Blu-Ray Review: The Sun Shines Bright

John Ford was undoubtedly on of the greatest American directors of his generation. Over the course of six decades, he made well over one hundred films. Starting his career in the silent era and ending it during the 1960s. Making a number of iconic westerns, such as Stagecoach, The Searchers, My Darling Clementine and The Man Who Shot Liberty Valance, but also many more lesser-known films which tackled the American experience. In 1953, he directed The Sun Shines Bright.

Set in Kentucky at the turn of the twentieth century, the popular and well-respected Judge Priest (Charles Winninger) is standing for re-election. He faces tough competition from a Yankee prosecutor (Milburn Stone). His chances are impeded by his dedication to fairness in the way he presides over his court and responsibilities to the citizens of the town. This sense of justice is sorely tested when a young woman is assaulted and racial tensions come to the fore.

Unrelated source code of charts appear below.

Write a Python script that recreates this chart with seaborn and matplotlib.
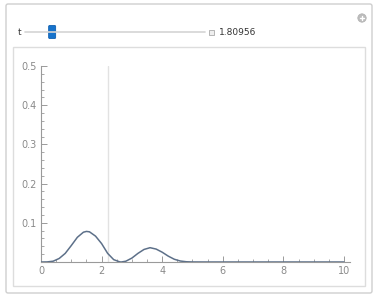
import numpy as np
import pandas as pd
import matplotlib
matplotlib.use("Agg")
import matplotlib.pyplot as plt
from matplotlib.patches import FancyBboxPatch, Rectangle, Circle
import seaborn as sns

# curve samples
x_vals = [0.0, 0.2, 0.4, 0.6, 0.8, 1.0, 1.2, 1.4, 1.5, 1.6, 1.8, 2.0, 2.2, 2.4,
          2.6, 2.65, 2.8, 3.0, 3.2, 3.4, 3.6, 3.8, 4.0, 4.2, 4.4, 4.6, 4.8,
          5.0, 5.5, 6.0, 7.0, 8.0, 9.0, 10.0]
y_vals = [0.0, 0.0002, 0.002, 0.009, 0.022, 0.042, 0.063, 0.076, 0.078, 0.077,
          0.066, 0.047, 0.022, 0.006, 0.0003, 0.0, 0.002, 0.010, 0.022, 0.032,
          0.0365, 0.033, 0.025, 0.015, 0.007, 0.0025, 0.0006, 0.0001, 0.0,
          0.0, 0.0, 0.0, 0.0, 0.0]
marker_x = 2.21
t_value = 1.80956
t_min, t_max = 0.0, 12.0
x_ticks = [0, 2, 4, 6, 8, 10]
y_ticks = [0.1, 0.2, 0.3, 0.4, 0.5]

df = pd.DataFrame({"x": x_vals, "y": y_vals})

sns.set_style("white")
W, H = 378, 298
fig = plt.figure(figsize=(W / 100, H / 100), dpi=100)
fig.patch.set_facecolor("white")

# panel chrome in pixel coordinates
bg = fig.add_axes([0, 0, 1, 1], zorder=0)
bg.set_xlim(0, W)
bg.set_ylim(H, 0)
bg.axis("off")
bg.add_patch(FancyBboxPatch((6, 4), 366, 289, boxstyle="round,pad=0,rounding_size=2",
                            facecolor="white", edgecolor="#cfcfcf", lw=1.0))
bg.add_patch(Rectangle((13, 47), 352, 239, facecolor="white",
                       edgecolor="#dddddd", lw=1.0))

# slider row
bg.text(18, 32.5, "t", fontsize=6.5, color="#333333", va="center", ha="left")
track_x0, track_x1 = 25, 205
bg.plot([track_x0, track_x1], [32, 32], color="#d4d4d4", lw=1.2,
        solid_capstyle="round")
frac = (t_value - t_min) / (t_max - t_min)
thumb_c = track_x0 + frac * (track_x1 - track_x0)
bg.add_patch(FancyBboxPatch((thumb_c - 3.5, 25.5), 7, 13,
                            boxstyle="round,pad=0,rounding_size=1",
                            facecolor="#1673cc", edgecolor="#1060b0", lw=0.6))
bg.add_patch(Rectangle((209, 29.5), 5, 5, facecolor="#eeeeee",
                       edgecolor="#aaaaaa", lw=0.6))
bg.text(219, 32.5, f"{t_value:.5f}", fontsize=6.5, color="#333333",
        va="center", ha="left")

# add-control button
bg.add_patch(Circle((362, 18), 4.2, facecolor="#bdbdbd", edgecolor="#b0b0b0", lw=0.5))
bg.plot([359.8, 364.2], [18, 18], color="white", lw=1.0)
bg.plot([362, 362], [15.8, 20.2], color="white", lw=1.0)

# plot area
x_left, x_right = 41, 350
y_bot, y_top = 262, 66
ax = fig.add_axes([x_left / W, (H - y_bot) / H, (x_right - x_left) / W,
                   (y_bot - y_top) / H], zorder=1)
ax.patch.set_alpha(0)

ax.plot([marker_x, marker_x], [0, 0.5], color="#e2e2e2", lw=1.0, zorder=1)
sns.lineplot(data=df, x="x", y="y", ax=ax, color="#5d7089", lw=1.1, zorder=3)

ax.set_xlim(0, 10.2)
ax.set_ylim(0, 0.5)
ax.set_xlabel("")
ax.set_ylabel("")
for side in ["top", "right"]:
    ax.spines[side].set_visible(False)
for side in ["left", "bottom"]:
    ax.spines[side].set_color("#9a9a9a")
    ax.spines[side].set_linewidth(0.8)

ax.set_xticks(x_ticks)
ax.set_xticklabels([str(v) for v in x_ticks])
ax.set_xticks(np.arange(0, 10.01, 0.5), minor=True)
ax.set_yticks(y_ticks)
ax.set_yticklabels([f"{v:.1f}" for v in y_ticks])
ax.set_yticks(np.arange(0, 0.501, 0.02), minor=True)
ax.tick_params(axis="both", which="both", bottom=True, left=True,
               top=False, right=False)
ax.tick_params(axis="both", which="major", direction="in", length=4, width=0.7,
               color="#9a9a9a", labelsize=7, labelcolor="#8a8a8a", pad=3)
ax.tick_params(axis="both", which="minor", direction="in", length=2, width=0.6,
               color="#9a9a9a")

fig.savefig("out.png", dpi=100)
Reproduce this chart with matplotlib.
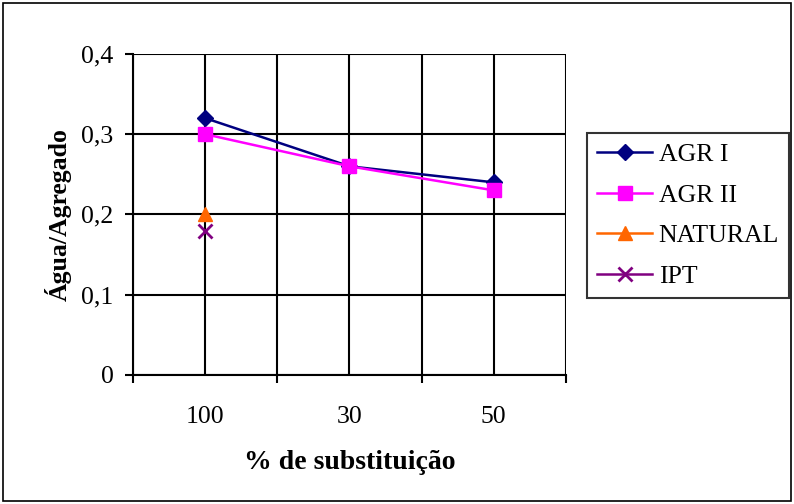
import matplotlib
matplotlib.use("Agg")
import matplotlib.pyplot as plt
from matplotlib.patches import Rectangle

categories = ["100", "30", "50"]
agr1 = [0.32, 0.26, 0.24]
agr2 = [0.30, 0.26, 0.23]
natural = [0.20, None, None]
ipt = [0.18, None, None]
yticks = [0, 0.1, 0.2, 0.3, 0.4]
ytick_labels = ["0", "0,1", "0,2", "0,3", "0,4"]

plt.rcParams['font.family'] = ['Liberation Serif', 'DejaVu Serif']
FS = 18.5

fig = plt.figure(figsize=(7.94, 5.04), dpi=100)
fig.patches.append(Rectangle((0.004, 0.006), 0.992, 0.988, transform=fig.transFigure,
                             fill=False, edgecolor='black', linewidth=1.2))
ax = fig.add_axes([0.1675, 0.256, 0.5453, 0.637])

xs = [i + 0.5 for i in range(len(categories))]

def pts(vals):
    x = [xs[i] for i, v in enumerate(vals) if v is not None]
    y = [v for v in vals if v is not None]
    return x, y

ax.plot(*pts(agr1), color='#000080', marker='D', markersize=8, linewidth=1.8, label='AGR I', zorder=4)
ax.plot(*pts(agr2), color='#FF00FF', marker='s', markersize=10.5, linewidth=1.8, label='AGR II', zorder=5)
ax.plot(*pts(natural), color='#FF6600', marker='^', markersize=10.5, linewidth=1.8, label='NATURAL', zorder=4)
ax.plot(*pts(ipt), color='#800080', marker='x', markersize=9.5, markeredgewidth=2, linewidth=1.8, label='IPT', zorder=4)

ax.set_xlim(0, len(categories))
ax.set_ylim(0, 0.4)
ax.set_yticks(yticks)
ax.set_yticklabels(ytick_labels, fontsize=FS)
ax.set_xticks(range(len(categories) + 1))
ax.set_xticklabels([])
ax.set_xticks(xs, minor=True)
ax.set_xticklabels(categories, minor=True, fontsize=FS)
ax.tick_params(axis='x', which='minor', length=0, pad=22)
ax.tick_params(axis='x', which='major', length=6, width=1.5, direction='out')
ax.tick_params(axis='y', length=6, width=1.5, direction='out', pad=8)

for x in [i * 0.5 for i in range(2 * len(categories) + 1)]:
    ax.axvline(x, color='black', linewidth=1.5, zorder=1)
for y in yticks:
    ax.axhline(y, color='black', linewidth=1.5, zorder=1)
for s in ax.spines.values():
    s.set_linewidth(1.5)
ax.spines['right'].set_visible(False)
ax.spines['top'].set_visible(False)

ax.set_ylabel('Água/Agregado', fontsize=FS, fontweight='bold', labelpad=7)
ax.set_xlabel('% de substituição', fontsize=20, fontweight='bold', labelpad=16)

leg = ax.legend(loc='upper left', bbox_to_anchor=(0.739, 0.736), bbox_transform=fig.transFigure,
                fontsize=FS, frameon=True, fancybox=False, edgecolor='black',
                handlelength=2.15, borderpad=0.4, labelspacing=0.68, handletextpad=0.25, borderaxespad=0)
leg.get_frame().set_linewidth(1.5)

fig.savefig('out.png', dpi=100)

Ford has referred to The Sun Shines Bright as one of his favourite films and this undoubtedly stems from the trouble he had in adapting the Judge Priest short stories for the big screen. Finally managing to get a lynching scene included years after release. It’s a good-natured drama which tackles some of the most pressing issues of the time in the American South. The melding of three stories together generally works and there are good performances throughout. The Sun Shines Bright provides a snapshot of small-town politics at the beginning of the twentieth century.  

Special features:

  • 1080p presentation on Blu-ray
  • Optional English SDH Subtitles
  • Brand new audio commentary by film historian Joseph McBride (author of Searching for John Ford)
  • New video essay by Tag Gallagher (author of John Ford: Himself and His Movies)
  • A collector’s booklet featuring a reprint of Judge Priest short story The Lord Provides; a new essay by James Oliver; and an essay by Jonathan Rosenbaum

The Sun Shines Bright is released on Blu-ray by Eureka Entertainment as part of their Masters of Cinema collection on 24 January.